**Data shown**
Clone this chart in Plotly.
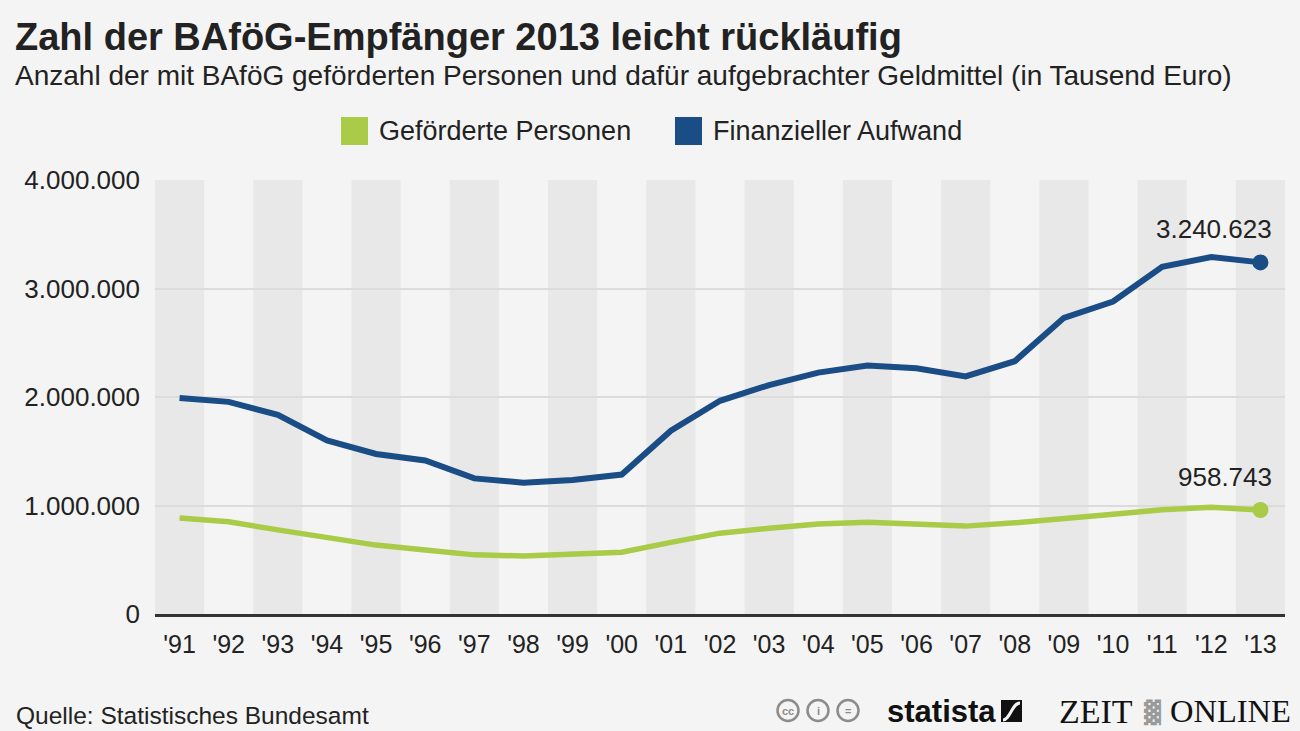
import plotly.graph_objects as go

years = ["'91", "'92", "'93", "'94", "'95", "'96", "'97", "'98", "'99", "'00", "'01", "'02",
         "'03", "'04", "'05", "'06", "'07", "'08", "'09", "'10", "'11", "'12", "'13"]
aufwand = [1990000, 1955000, 1835000, 1600000, 1475000, 1415000, 1250000, 1210000, 1235000,
           1285000, 1690000, 1965000, 2110000, 2225000, 2290000, 2265000, 2190000, 2330000,
           2730000, 2880000, 3200000, 3290000, 3240623]
personen = [885000, 850000, 775000, 700000, 635000, 590000, 545000, 535000, 550000, 570000,
            660000, 745000, 790000, 830000, 845000, 830000, 810000, 840000, 885000, 920000,
            960000, 985000, 958743]
series_names = ["Geförderte Personen", "Finanzieller Aufwand"]

BLUE = "#1a4c86"
GREEN = "#a9cb48"
FONT = "Liberation Sans, Arial, sans-serif"
TXT = "#222222"

# plot area in pixels: x 155..1285, y 180..614
L, R, T, B = 155, 15, 180, 117
PW, PH = 1300 - L - R, 731 - T - B
def px(x):
    return (x - L) / PW
def py(y):
    return (731 - B - y) / PH

def de(n):
    return f"{n:,}".replace(",", ".")

fig = go.Figure()

fig.add_trace(go.Scatter(x=years, y=personen, mode="lines", name=series_names[0],
                         line=dict(color=GREEN, width=5.5), showlegend=False, hoverinfo="skip"))
fig.add_trace(go.Scatter(x=years, y=aufwand, mode="lines", name=series_names[1],
                         line=dict(color=BLUE, width=6), showlegend=False, hoverinfo="skip"))
fig.add_trace(go.Scatter(x=years[-1:], y=personen[-1:], mode="markers",
                         marker=dict(color=GREEN, size=16), showlegend=False, hoverinfo="skip"))
fig.add_trace(go.Scatter(x=years[-1:], y=aufwand[-1:], mode="markers",
                         marker=dict(color=BLUE, size=16), showlegend=False, hoverinfo="skip"))

# alternating column bands
shapes = []
for i in range(0, len(years), 2):
    shapes.append(dict(type="rect", xref="x", yref="paper", x0=i - 0.5, x1=i + 0.5, y0=0, y1=1,
                       fillcolor="#e8e8e8", line=dict(width=0), layer="below"))

annotations = [
    dict(text="<b>Zahl der BAföG-Empfänger 2013 leicht rückläufig</b>", x=px(13), y=py(37),
         font=dict(size=38, color=TXT, family=FONT)),
    dict(text="Anzahl der mit BAföG geförderten Personen und dafür aufgebrachter Geldmittel (in Tausend Euro)",
         x=px(13), y=py(76), font=dict(size=28, color=TXT, family=FONT)),
    dict(text="Quelle: Statistisches Bundesamt", x=px(14), y=py(715),
         font=dict(size=24.5, color=TXT, family=FONT)),
]

# legend (squares + labels)
for (x0, tx), col, name in zip([(341, 377), (675, 711)], [GREEN, BLUE], series_names):
    shapes.append(dict(type="rect", xref="paper", yref="paper", x0=px(x0), x1=px(x0 + 27),
                       y0=py(145), y1=py(117), fillcolor=col, line=dict(width=0)))
    annotations.append(dict(text=name, x=px(tx), y=py(131), font=dict(size=27, color=TXT, family=FONT)))

# end value labels
for vals in (personen, aufwand):
    annotations.append(dict(text=de(vals[-1]), x=years[-1], y=vals[-1], xref="x", yref="y",
                            xanchor="right", yanchor="bottom", xshift=14, yshift=16,
                            font=dict(size=26, color=TXT, family=FONT)))

# footer logos
for cx, lab in [(788, "cc"), (818, "i"), (848, "=")]:
    shapes.append(dict(type="circle", xref="paper", yref="paper",
                       x0=px(cx - 10.5), x1=px(cx + 10.5), y0=py(721), y1=py(700),
                       line=dict(color="#8c8c8c", width=2.5), fillcolor="#f4f4f4"))
    annotations.append(dict(text=f"<b>{lab}</b>", x=px(cx), y=py(711), xanchor="center",
                            font=dict(size=11, color="#8c8c8c", family=FONT)))
shapes.append(dict(type="rect", xref="paper", yref="paper", x0=px(1001), x1=px(1022),
                   y0=py(722), y1=py(700), fillcolor="#111111", line=dict(width=0)))
shapes.append(dict(type="path", xref="paper", yref="paper",
                   path=f"M {px(1003)},{py(720)} C {px(1010)},{py(720)} {px(1012)},{py(703)} {px(1020)},{py(703)}",
                   line=dict(color="#f4f4f4", width=3)))
annotations += [
    dict(text="<b>statista</b>", x=px(998), y=py(711), xanchor="right",
         font=dict(size=31, color="#111111", family=FONT)),
    dict(text="ZEIT", x=px(1135), y=py(711), xanchor="right",
         font=dict(size=34, color="#111111", family="Liberation Serif, Times New Roman, serif")),
    dict(text="▓", x=px(1152), y=py(712), xanchor="center",
         font=dict(size=22, color="#9a9a9a", family="DejaVu Sans")),
    dict(text="ONLINE", x=px(1168), y=py(711), xanchor="left",
         font=dict(size=32.5, color="#111111", family="Liberation Serif, Times New Roman, serif")),
]
for a in annotations:
    a.setdefault("xref", "paper")
    a.setdefault("yref", "paper")
    a.setdefault("xanchor", "left")
    a.setdefault("yanchor", "middle")
    a["showarrow"] = False

fig.update_layout(
    width=1300, height=731,
    margin=dict(l=L, r=R, t=T, b=B),
    paper_bgcolor="#f4f4f4", plot_bgcolor="#f4f4f4",
    separators=",.",
    font=dict(family=FONT, color=TXT),
    showlegend=False,
    shapes=shapes,
    annotations=annotations,
    xaxis=dict(type="category", range=[-0.5, len(years) - 0.5], showgrid=False, showline=True,
               linecolor="#333333", linewidth=2.5, ticks="", ticklabelstandoff=6,
               tickfont=dict(size=25, color=TXT), fixedrange=True),
    yaxis=dict(range=[0, 4000000], tickvals=[0, 1000000, 2000000, 3000000, 4000000],
               tickformat=",d", showgrid=True, gridcolor="#dcdcdc", gridwidth=1.5, zeroline=False,
               ticks="", ticklabelstandoff=14, tickfont=dict(size=26, color=TXT), fixedrange=True),
)

fig.write_html("out.html", config={"displayModeBar": False},
               post_script="document.body.style.margin='0';document.body.style.overflow='hidden';")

**Task directions**
Copy nothing but the lines from the top of the material through the line holding "import plotly.graph_objects as go", exactly as written; omit pictures.

**Answer in full**
Clone this chart in Plotly.
import plotly.graph_objects as go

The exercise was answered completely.